G. History did not begin with Columbus.
You wrote:
Strong's Exhaustive Concordance give the meaning of the name "Peleg" as "earthquake." I submit that the earth was divided along the rivers mentioned in the Garden of Eden--or mid-ocean ridges--which separated the continents and formed the ocean basins, by expansion.
Can you give a link for where Strong's mentions 'earthquake'? I
couldn't find it, though the other words used could imply seismic activity.
If one looks at this (maximised) map:
http://www.lib.utexas.edu/maps/middle_e ... c_2003.jpg
one will notice that the waters in the Red Sea and the Persian Gulf are relatively shallow.
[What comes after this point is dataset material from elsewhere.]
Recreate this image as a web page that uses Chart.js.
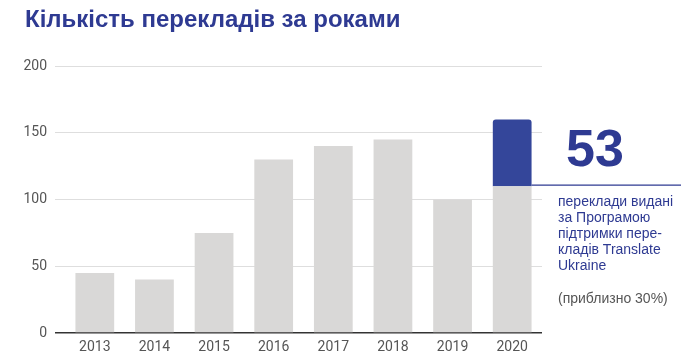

One will also observe that, certainly in the Red Sea, there appears to be a deeper channel - possibly a former river?
There is a similar feature in the Persian Gulf but it is not so obvious on this particular map. Also notice how narrow the Red Sea is at Djibouti and the Persian Gulf at the Strait of Hormuz. If the channel in the Red Sea was a river then it would possibly qualify as the Gehon
which 'encompasses the whole of Ethiopia'.
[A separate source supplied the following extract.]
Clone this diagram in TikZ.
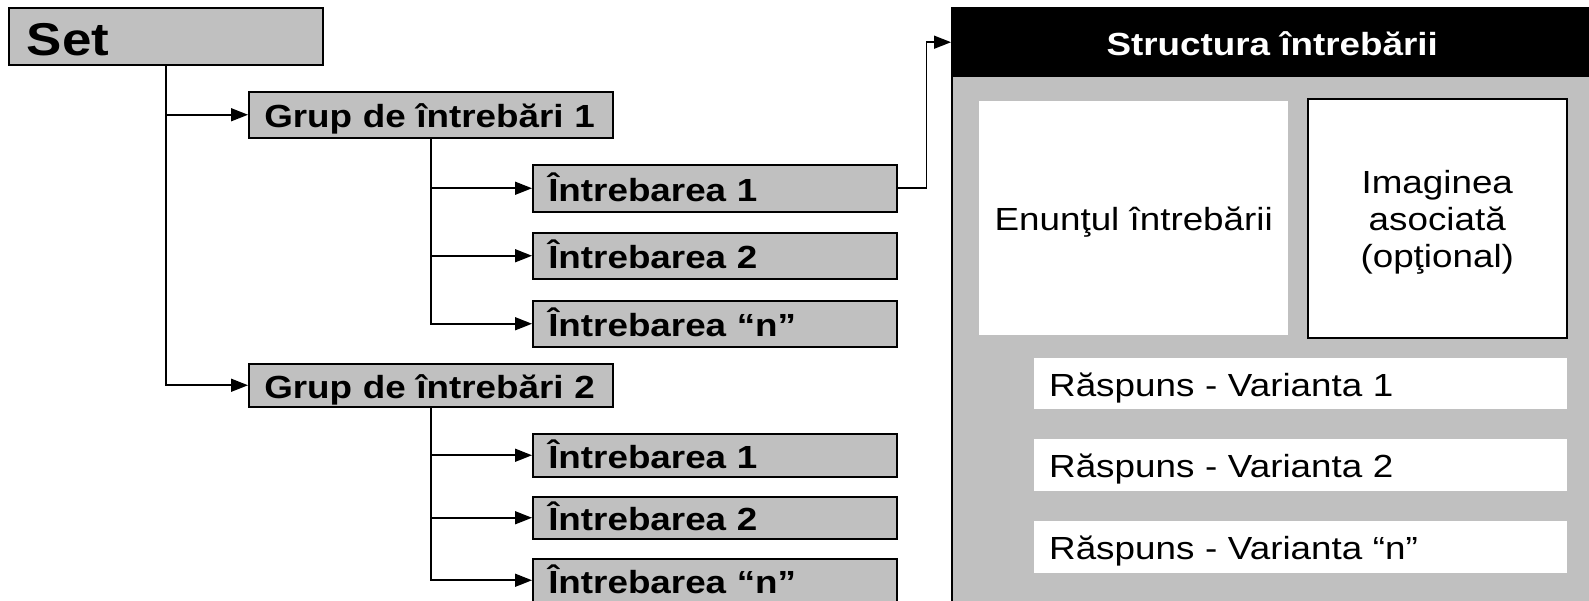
\documentclass[tikz,border=0pt]{standalone}
\usepackage{fontspec}
\setmainfont{Liberation Sans}[FakeStretch=1.15]
\usetikzlibrary{arrows.meta}
\definecolor{boxgray}{HTML}{C0C0C0}

\tikzset{
  x=1pt, y=-1pt,
  % grey boxes of the tree on the left
  treebox/.style={draw=black, line width=1.5pt, fill=boxgray, anchor=north west,
    inner ysep=0pt, inner xsep=15.5pt, text width=333pt, align=left,
    font=\bfseries\fontsize{32}{38}\selectfont, text height=30pt, text depth=4pt},
  rootbox/.style={treebox, inner xsep=18pt, text width=278pt, minimum height=57pt,
    font=\bfseries\fontsize{46}{52}\selectfont, text height=42pt, text depth=3pt},
  % panel describing one question
  panel/.style={draw=black, line width=1.5pt, fill=boxgray, anchor=north west,
    minimum width=642pt, minimum height=620pt, inner sep=0pt},
  header/.style={fill=black, text=white, anchor=north west, inner sep=0pt,
    minimum width=642pt, minimum height=70pt,
    font=\bfseries\fontsize{32}{38}\selectfont, text height=30pt, text depth=4pt},
  whitebox/.style={fill=white, anchor=north west, inner sep=0pt,
    font=\fontsize{32}{37}\selectfont},
  answer/.style={whitebox, inner xsep=15pt, text width=503pt, align=left,
    text height=30pt, text depth=5pt},
  conn/.style={line width=1.6pt, -{Triangle[length=17pt,width=13pt]}},
}

\begin{document}
\begin{tikzpicture}
\useasboundingbox (0,0) rectangle (1589,600);
\clip (0,0) rectangle (1589,600);

% question structure panel
\node[panel] (panel) at (951,7) {};
\node[header] (hdr) at (951,7) {Structura întrebării};
\node[whitebox, minimum width=309pt, minimum height=234pt,
      text height=29pt, text depth=5pt] (stem) at (979,101) {Enunţul întrebării};
\node[whitebox, draw=black, line width=1.5pt, minimum width=259pt,
      minimum height=239pt] (img) at (1307,98) {};
\node[align=center, inner sep=0pt, font=\fontsize{32}{37}\selectfont,
      yshift=-4.4pt] (imgtxt) at (img.center) {Imaginea\\asociată\\(opţional)};
\node[answer, minimum height=51pt] (ans1) at (1034,358) {Răspuns - Varianta 1};
\node[answer, minimum height=52pt] (ans2) at (1034,439) {Răspuns - Varianta 2};
\node[answer, minimum height=52pt] (ansn) at (1034,521) {Răspuns - Varianta “n”};

% tree of sets, groups and questions
\node[rootbox] (set) at (8,7) {Set};
\node[treebox, minimum height=46pt] (g1) at (248,91) {Grup de întrebări 1};
\node[treebox, minimum height=47pt] (q11) at (532,164) {Întrebarea 1};
\node[treebox, minimum height=46pt] (q12) at (532,232) {Întrebarea 2};
\node[treebox, minimum height=46pt] (q1n) at (532,300) {Întrebarea “n”};
\node[treebox, minimum height=43pt] (g2) at (248,363) {Grup de întrebări 2};
\node[treebox, minimum height=43pt] (q21) at (532,433) {Întrebarea 1};
\node[treebox, minimum height=42pt] (q22) at (532,496) {Întrebarea 2};
\node[treebox, minimum height=43pt] (q2n) at (532,558) {Întrebarea “n”};

% connectors
\draw[conn] (set.south) |- (g1.west);
\draw[conn] (set.south) |- (g2.west);
\draw[conn] (g1.south) |- (q11.west);
\draw[conn] (g1.south) |- (q12.west);
\draw[conn] (g1.south) |- (q1n.west);
\draw[conn] (g2.south) |- (q21.west);
\draw[conn] (g2.south) |- (q22.west);
\draw[conn] (g2.south) |- (q2n.west);
\draw[conn] (q11.east) -- ++(29,0) |- (hdr.west);
\end{tikzpicture}
\end{document}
If one then takes at peek at this map which shows the terrain:
http://map.vbgood.com/Iraq/middle_east%20map.jpg
one will notice that the Iranian side of the Persian Gulf is almost entirely mountainous while the Arabian Peninsula is pretty flat and exposed. In fact the terrain of the Arabian Peninsula is mountainous on the western side and the far North. This suggests to me that Noah's
world-wide Deluge was in fact a flooding of the Arabian Peninsula, i.e. between the Persian Gulf and the Red Sea.
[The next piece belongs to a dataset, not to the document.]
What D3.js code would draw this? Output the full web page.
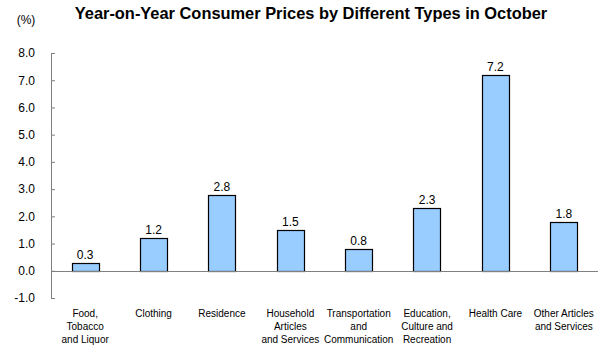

Seismic activity, sea-level rises, plasma malarchy, or combinations thereof - take your pick. The arrival of the Red Sea and the Persian Gulf would also account for your 'Earth was divided'. (At least until a nation of farmers learned how to build boats).
You wrote:
PPS, I noticed some of you think it is pure silliness that catastrophic events have always been interpreted as Divine judgment. I wonder how you can hold that position, if you are familiar with some of the practices of the ancient world. It is now well attested that canabalism
was widespread in N&S America and in Europe and Africa. You also are aware that the Central and South American Indians were not just makers of lovely calenders. Their gods required human sacrifices. In one temple it is said that 83,000 people were sacrificed in one day, by
removing the heart and throwing the kidnapped victim over the side of the ziggurat. People knew what they were doing was wrong.
It is not just 'some of us who think it is pure silliness', some of the world's greatest minds from several continents thought so too. It is
only the Abrahamic one-book-wonders who are obsessed with judgement, punishment and sin. Gods are a later invention of humans.
I would suggest that cannibalism only arrived post-castastrophe. And where did you get 83,000 people being sacrificed in one day from? They would have to be sacrificed by machine-gun to get through that many in a day. If you are referring to the Aztecs, which you sem to be, then they were not ancient but mediaval. And you may want to think about what those lovely god-fearing Christians were doing to people in Europe at the time. Ever heard of the Inquisition, the Crusades, witch-hunts, etc? Also you might want to try reading the OT to see how many Hebres,Jews and Israelites God slaughters either deliberately, incidentally or accidentally. To say nothing of the other peoples who are obliterated much to the glee of the authors of the OT.
You wrote:
People knew what they were doing was wrong.
Wrong by whose standards? The Aztecs thought they were re-charging the Sun by giving back the energy (or life-force) of the sacrificed. The 'victims' were sacrificed to save the world. Part of this ritual involved something called the 'opening of the mouth' which sounds entirely similar to an Egyptian ritual.